* PROBLEM *
Print nothing but the lines from the start of the listing below through the line that contains "rectangle (1849, 1077);". Do not include the pictures.

* INFORMATION PROVIDED *
** Begin **

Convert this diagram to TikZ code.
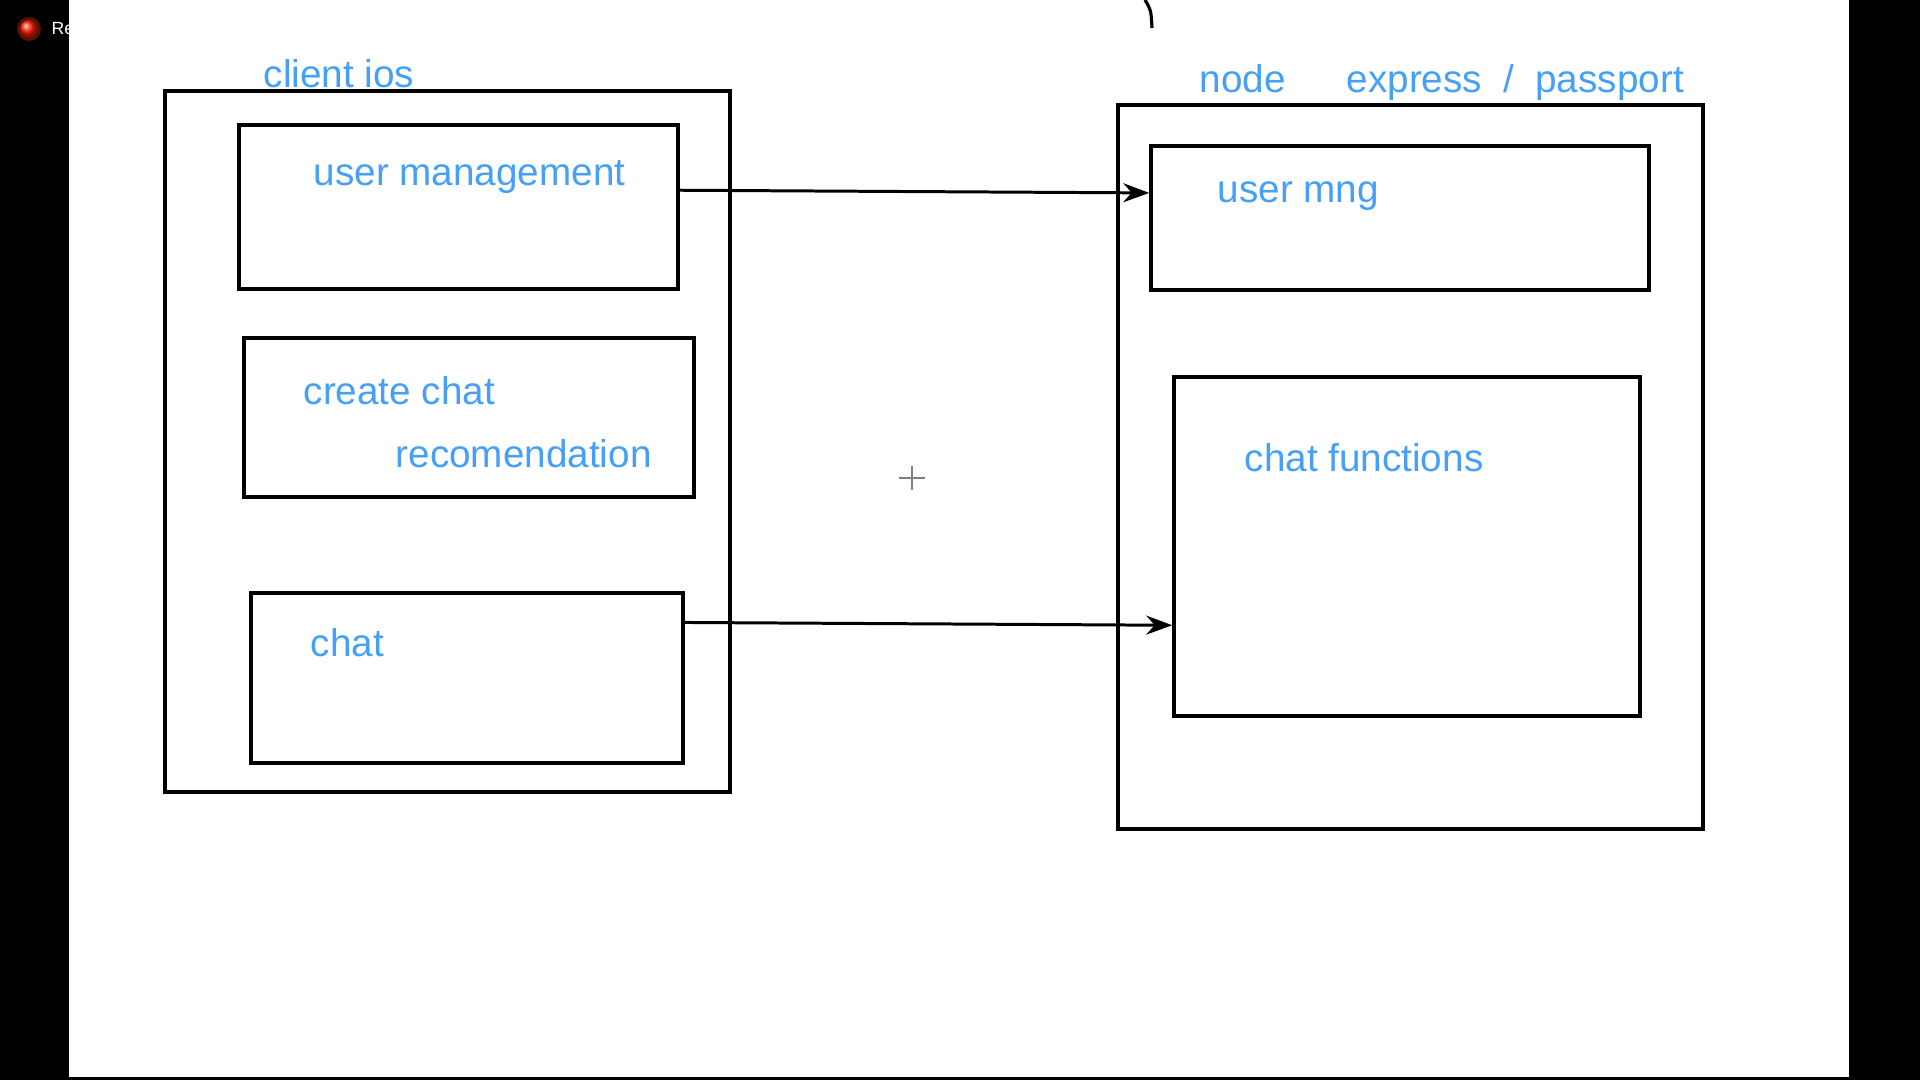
\documentclass[tikz,border=0pt]{standalone}
\usepackage{fontspec}
\setmainfont{Liberation Sans}
\usepackage{tikz}
\usetikzlibrary{arrows.meta}
\usetikzlibrary{fit}
\usetikzlibrary{calc}

\definecolor{penblue}{RGB}{70,160,245}

\begin{document}
\begin{tikzpicture}[x=0.01cm, y=-0.01cm,
    box/.style={draw, line width=1pt, inner sep=0pt},
    label/.style={anchor=base west, inner sep=0pt, text=penblue,
      font=\fontsize{11pt}{13pt}\selectfont},
    link/.style={-{Stealth[length=2.6mm, width=1.9mm]}, line width=0.85pt}]
    \useasboundingbox (0, 0) rectangle (1920, 1080);
    % screen frame
    \fill[black] (0, 0) rectangle (1920, 1080);
    \fill[red!60!orange, opacity=0.35] (29, 29) circle (12);
    \shade[ball color=red!75!orange] (29, 29) circle (9);
    \node[anchor=base west, inner sep=0pt, text=white,
      font=\fontsize{5pt}{6pt}\selectfont] (rec) at (51, 35) {Re};
    \fill[white] (69, 0) rectangle (1849, 1077);

    % client side
    \node[box, fit={(165, 91) (730, 792)}] (client) {};
    \node[box, fit={(239, 125) (678, 289)}] (usermgmt) {};
    \node[box, fit={(244, 338) (694, 497)}] (createchat) {};
    \node[box, fit={(251, 593) (683, 763)}] (chat) {};
    \node[label] (clienttitle) at (263, 88) {client ios};
    \node[label] (usermgmttext) at (313, 186) {user management};
    \node[label] (createtext) at (303, 405) {create chat};
    \node[label] (recotext) at (395, 468) {recomendation};
    \node[label] (chattext) at (310, 657) {chat};

    % server side
    \node[box, fit={(1118, 105) (1703, 829)}] (server) {};
    \node[box, fit={(1151, 146) (1649, 290)}] (usermng) {};
    \node[box, fit={(1174, 377) (1640, 716)}] (chatfunc) {};
    \node[label] (nodetitle) at (1199, 93) {node};
    \node[label] (expresstitle) at (1346, 93)
      {express\hspace{0.55em}/\hspace{0.55em}passport};
    \node[label] (usermngtext) at (1217, 203) {user mng};
    \node[label] (chatfunctext) at (1244, 472) {chat functions};

    % links
    \draw[link] ($(usermgmt.north east)!0.40!(usermgmt.south east)$)
      -- ($(usermng.north west)!0.33!(usermng.south west)$);
    \draw[link] ($(chat.north east)!0.18!(chat.south east)$)
      -- ($(chatfunc.north west)!0.73!(chatfunc.south west)$);

    % pointer and pen mark
    \draw[gray, line width=0.6pt] (899, 478) -- (925, 478);
    \draw[gray, line width=0.6pt] (912, 466) -- (912, 490);
    \draw[line width=0.9pt] (1145, 0) .. controls (1151, 10) .. (1152, 28);
\end{tikzpicture}
\end{document}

** End **

* OUTPUT OF THE TASK *
Convert this diagram to TikZ code.
\documentclass[tikz,border=0pt]{standalone}
\usepackage{fontspec}
\setmainfont{Liberation Sans}
\usepackage{tikz}
\usetikzlibrary{arrows.meta}
\usetikzlibrary{fit}
\usetikzlibrary{calc}

\definecolor{penblue}{RGB}{70,160,245}

\begin{document}
\begin{tikzpicture}[x=0.01cm, y=-0.01cm,
    box/.style={draw, line width=1pt, inner sep=0pt},
    label/.style={anchor=base west, inner sep=0pt, text=penblue,
      font=\fontsize{11pt}{13pt}\selectfont},
    link/.style={-{Stealth[length=2.6mm, width=1.9mm]}, line width=0.85pt}]
    \useasboundingbox (0, 0) rectangle (1920, 1080);
    % screen frame
    \fill[black] (0, 0) rectangle (1920, 1080);
    \fill[red!60!orange, opacity=0.35] (29, 29) circle (12);
    \shade[ball color=red!75!orange] (29, 29) circle (9);
    \node[anchor=base west, inner sep=0pt, text=white,
      font=\fontsize{5pt}{6pt}\selectfont] (rec) at (51, 35) {Re};
    \fill[white] (69, 0) rectangle (1849, 1077);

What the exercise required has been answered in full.